Mikhail (1979) is also used as background support for choosing contraction lengths in the region of approximately 2–2.5Ri. EasyTunnel does not yet model the detailed contraction wall profile, so this should be understood as a simplified length rule for early sizing rather than a complete contraction-design method.

Boundary-layer blockage check

EasyTunnel estimates the wall boundary-layer blockage in the test section because the boundary layer reduces the effective core-flow area. The present methodology estimates the boundary-layer area and compares it with the test-section area. Designs are flagged when the blockage estimate exceeds BL ≤ 0.07.

This is a screening check, not a final flow-quality validation. A complete wind tunnel design would also need model blockage assessment, wall-interference correction, turbulence-intensity measurement, fan selection, flow conditioning, and experimental calibration.

Design-envelope explorer

The default values in EasyTunnel should be treated as starting points rather than universal optimum values. The Design Envelope Explorer is included so that the user can vary contraction ratio, diffuser area ratio, and diffuser half-angle, then compare feasible candidate geometries by motor power, total length, loss coefficient, and blockage. This makes the tool more useful for teaching design trade-offs rather than simply returning one fixed result.

Inputs

  • Target test-section Mach number
  • Test-section width, height, and area
  • Contraction area ratio
  • Diffuser geometry and area ratio
  • Air density and viscosity assumptions
  • Approximate loss-coefficient assumptions
EasyTunnel input screen
Input panel used to define the wind tunnel operating condition and geometry.

Outputs

  • Estimated local section velocities
  • Reynolds number estimate
  • Dynamic pressure estimate
  • Section and total pressure-loss estimates
  • Boundary-layer blockage check
  • Approximate fan or motor power requirement
  • PDF design report export
  • Design-envelope explorer ranking table
EasyTunnel output screen
Output panel showing estimated flow properties, losses, and power requirement.

Limitations

EasyTunnel is an order-of-magnitude sizing tool. It does not replace detailed wind tunnel design, fan selection, acoustic treatment, flow-quality assessment, structural design, or experimental validation.
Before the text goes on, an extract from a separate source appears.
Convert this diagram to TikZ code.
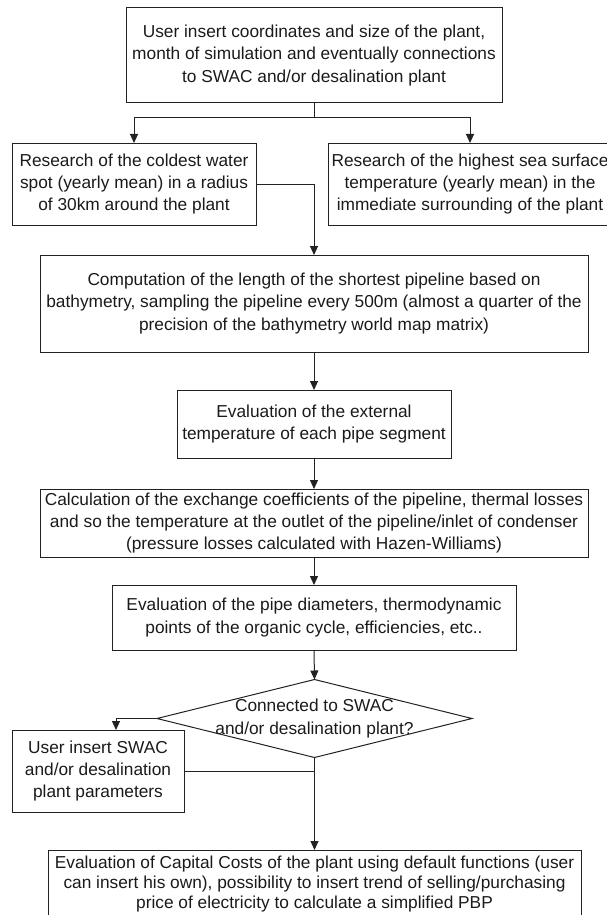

The current model does not include settling chamber screens, honeycomb losses, fan-curve matching, inlet/exit losses, acoustic treatment, or detailed contraction-wall profiling. The outputs should be treated as early design estimates, not final design values.

References and source basis

EasyTunnel is an educational implementation of simplified low-speed wind tunnel sizing relations. The full derivation and formulae are given in the methodology notes linked above. The following references are used as the source basis for the public explanation and current design assumptions.

  • Barlow, J. B., Rae, W. H. and Pope, A. Low-Speed Wind Tunnel Testing. Core wind tunnel design and loss-modelling reference.
  • Durmuş, S. Optimization of contraction cone length in an open-circuit wind tunnel. Used to justify the simplified contraction length choice of approximately L ≈ 2Ri.
  • Göv, I. (2021). Comparison of Square and Circular Sectioned Wind Tunnel Performance. Used as support for square/rectangular low-speed test-section assumptions.
  • Mikhail, M. N. (1979). “Optimum design of wind tunnel contractions”, AIAA Journal, 17(5), pp. 471–477. Used as background support for practical contraction length ranges.
  • Anderson, J. D. Fundamentals of Aerodynamics. Used as background for interpreting total-pressure loss as a measure of useful mechanical energy loss in the flow.
  • NASA NTRS low-speed aerodynamic and wind tunnel reports consulted during development for comparison cases and section-loss data.